The $25 million change is too small to matter on its own. The more relevant signal is that demand for the facility remains close to zero after it once absorbed trillions of dollars in excess liquidity.
ON RRP usage remained near zero on most trading days, with temporary spikes of approximately $24 billion in May and $26 billion around the end of June.
The supplied chart shows several brief increases, but none developed into a sustained rise. Usage moved above $10 billion on only a handful of days and quickly returned to minimal levels. The pattern points to calendar-driven demand around reporting dates rather than a renewed buildup of idle cash.
The Facility Still Offers 3.50%, but Demand Has Disappeared
Through the ON RRP facility, approved institutions place cash with the Fed overnight and receive Treasury securities as collateral. Eligible counterparties include primary dealers, banks, money market funds and government-sponsored enterprises.
The current offering rate is 3.50%, while each counterparty may submit up to $160 billion. Operations are conducted every business day from 12:45 p.m. to 1:15 p.m. Eastern Time.
The facility offers a 3.50% overnight rate, accepts U.S. Treasuries as collateral and allows bids of up to $160 billion per counterparty.
The contrast between the $160 billion individual limit and the latest $100 million total shows that capacity is not the issue.

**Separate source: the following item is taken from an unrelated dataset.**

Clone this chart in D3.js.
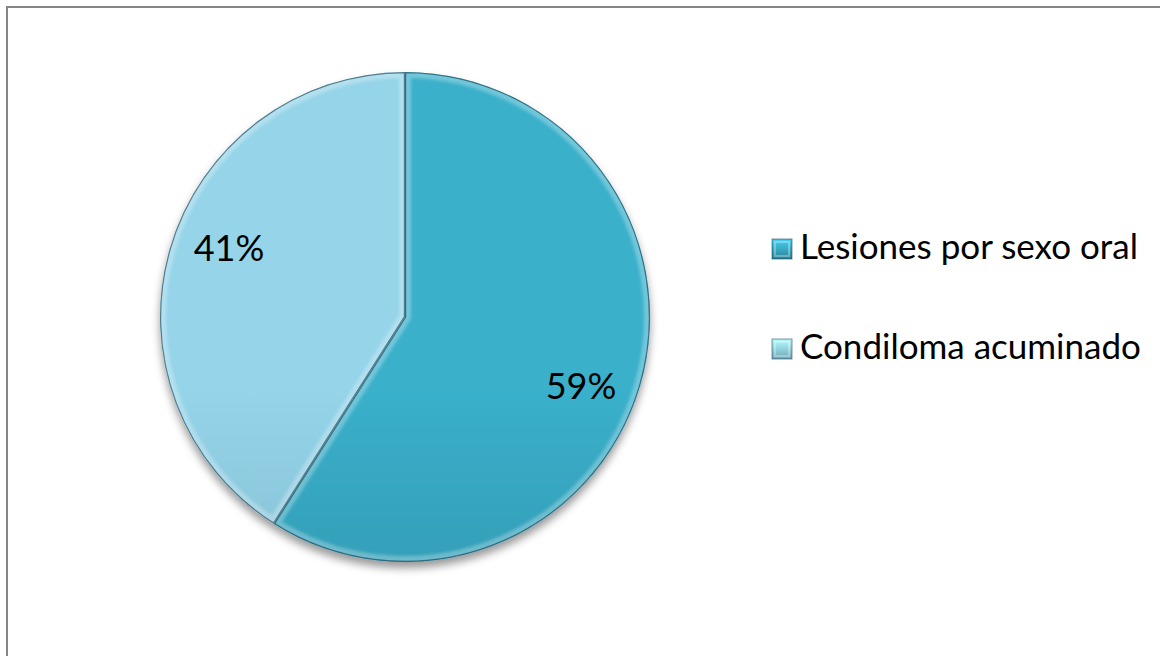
<!DOCTYPE html>
<html>
<head>
<meta charset="utf-8">
<script src="https://cdn.jsdelivr.net/npm/d3@7"></script>
<style>
  html, body { margin: 0; padding: 0; background: #fff; }
  svg { display: block; }
  text { font-family: Lato, "Open Sans", sans-serif; fill: #000; }
</style>
</head>
<body>
<svg id="chart" width="1160" height="656"></svg>
<script>
// Distribution of oral lesions
const categories = ["Lesiones por sexo oral", "Condiloma acuminado"];
const values = [59, 41];
const labels = ["59%", "41%"];
const topColors = ["#3ab0cb", "#95d4e9"];
const bottomColors = ["#2a8197", "#71a6b9"];

const W = 1160, H = 656;
const cx = 405, cy = 317, R = 245;

const svg = d3.select("#chart");
const defs = svg.append("defs");

// soft shadow under the pie
const shadow = defs.append("filter").attr("id", "shadow")
  .attr("x", "-20%").attr("y", "-20%").attr("width", "140%").attr("height", "140%");
shadow.append("feDropShadow")
  .attr("dx", 0).attr("dy", 6).attr("stdDeviation", 4.5)
  .attr("flood-color", "#000").attr("flood-opacity", 0.4);

const blur = defs.append("filter").attr("id", "soft");
blur.append("feGaussianBlur").attr("stdDeviation", 1.6);

categories.forEach((c, i) => {
  const g = defs.append("linearGradient").attr("id", "grad" + i)
    .attr("gradientUnits", "userSpaceOnUse")
    .attr("x1", 0).attr("y1", cy - R).attr("x2", 0).attr("y2", cy + R);
  g.append("stop").attr("offset", "0%").attr("stop-color", topColors[i]);
  g.append("stop").attr("offset", "100%").attr("stop-color", bottomColors[i]);

  const lg = defs.append("linearGradient").attr("id", "lgrad" + i)
    .attr("x1", 0).attr("y1", 0).attr("x2", 0).attr("y2", 1);
  lg.append("stop").attr("offset", "0%").attr("stop-color", d3.color(topColors[i]).brighter(0.5));
  lg.append("stop").attr("offset", "100%").attr("stop-color", bottomColors[i]);
});

// chart frame (only top and left edges fall inside the view)
svg.append("rect")
  .attr("x", 7).attr("y", 7).attr("width", W + 20).attr("height", H + 20)
  .attr("fill", "none").attr("stroke", "#868686").attr("stroke-width", 2);

const pie = d3.pie().sort(null).value(d => d)(values);
const arc = d3.arc().innerRadius(0).outerRadius(R);
const labelArc = d3.arc().innerRadius(189).outerRadius(189);
const labelShift = 0.09; // labels sit slightly clockwise of the slice middle

const gPie = svg.append("g").attr("transform", `translate(${cx},${cy})`);

// base shape with drop shadow
gPie.append("g").attr("filter", "url(#shadow)")
  .selectAll("path").data(pie).join("path")
  .attr("d", arc)
  .attr("fill", (d, i) => `url(#grad${i})`);

// clip paths for the inner bevel highlight
pie.forEach((d, i) => {
  defs.append("clipPath").attr("id", "clip" + i)
    .append("path").attr("d", arc(d)).attr("transform", `translate(${cx},${cy})`);
});

const slices = svg.append("g");
pie.forEach((d, i) => {
  const s = slices.append("g").attr("clip-path", `url(#clip${i})`);
  s.append("path")
    .attr("transform", `translate(${cx},${cy})`)
    .attr("d", arc(d))
    .attr("fill", "none")
    .attr("stroke", "rgba(255,255,255,0.28)")
    .attr("stroke-width", 12)
    .attr("filter", "url(#soft)");
  s.append("path")
    .attr("transform", `translate(${cx},${cy})`)
    .attr("d", arc(d))
    .attr("fill", "none")
    .attr("stroke", "rgba(0,40,60,0.55)")
    .attr("stroke-width", 2.4);
});

// percentage labels
gPie.selectAll("text.pct").data(pie).join("text")
  .attr("class", "pct")
  .attr("transform", d => `translate(${labelArc.centroid({
    startAngle: d.startAngle + labelShift, endAngle: d.endAngle + labelShift })})`)
  .attr("text-anchor", "middle")
  .attr("dy", "0.36em")
  .style("font-size", "36px")
  .text((d, i) => labels[i]);

// legend
const legend = svg.append("g").attr("transform", "translate(772,239)");
const item = legend.selectAll("g").data(categories).join("g")
  .attr("transform", (d, i) => `translate(0,${i * 100})`);
item.append("rect")
  .attr("width", 20).attr("height", 20)
  .attr("fill", (d, i) => `url(#lgrad${i})`)
  .attr("stroke", "rgba(0,50,70,0.5)").attr("stroke-width", 1);
item.append("rect")
  .attr("x", 3).attr("y", 3).attr("width", 14).attr("height", 14)
  .attr("fill", "none").attr("stroke", "rgba(255,255,255,0.3)").attr("stroke-width", 2);
item.append("text")
  .attr("x", 28).attr("y", 20)
  .style("font-size", "35px")
  .text(d => d);
</script>
</body>
</html>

Participants are choosing other short-term instruments.
Treasury bills and private repo transactions can offer competitive returns without requiring investors to leave cash at the central bank. Increased bill supply has also given money market funds more options than they had when ON RRP balances were at their peak.
A 20% Drop That Says Very Little
The decline from $125 million to $100 million equals 20%, but percentage changes become misleading when the underlying balance is already negligible. Both operations involved a single counterparty. The movement may therefore reflect one institution adjusting its position rather than a change in system-wide liquidity. The chart provides the more useful context. Daily balances have repeatedly returned to levels close to zero even after short-lived spikes. The facility is no longer serving as a large pool of excess cash.
The Liquidity Signal Has Moved Elsewhere
ON RRP balances were once a closely watched measure of how much surplus liquidity remained in the financial system. That role has weakened as cash migrated into Treasury bills, private repo markets and other short-term assets.
Analysts now need to place greater weight on:
- bank reserve balances;
- the Secured Overnight Financing Rate;
- Treasury bill yields and issuance;
- demand for the Fed’s standing repo facility.
These indicators are more likely to reveal tightening funding conditions than small changes in ON RRP usage.
Daily Operations Continue
The Fed continues to run the facility on every business day. The supplied 2026 calendar confirms scheduled operations throughout the year, including all listed dates from January through July.
The New York Fed continues to schedule regular ON RRP operations despite the sharp decline in participation.
The latest result does not point to funding stress or a policy shift. It shows that the reverse repo facility has largely finished absorbing the excess cash accumulated during the post-pandemic period. At $100 million, it remains operational but no longer plays a meaningful role as a liquidity reservoir.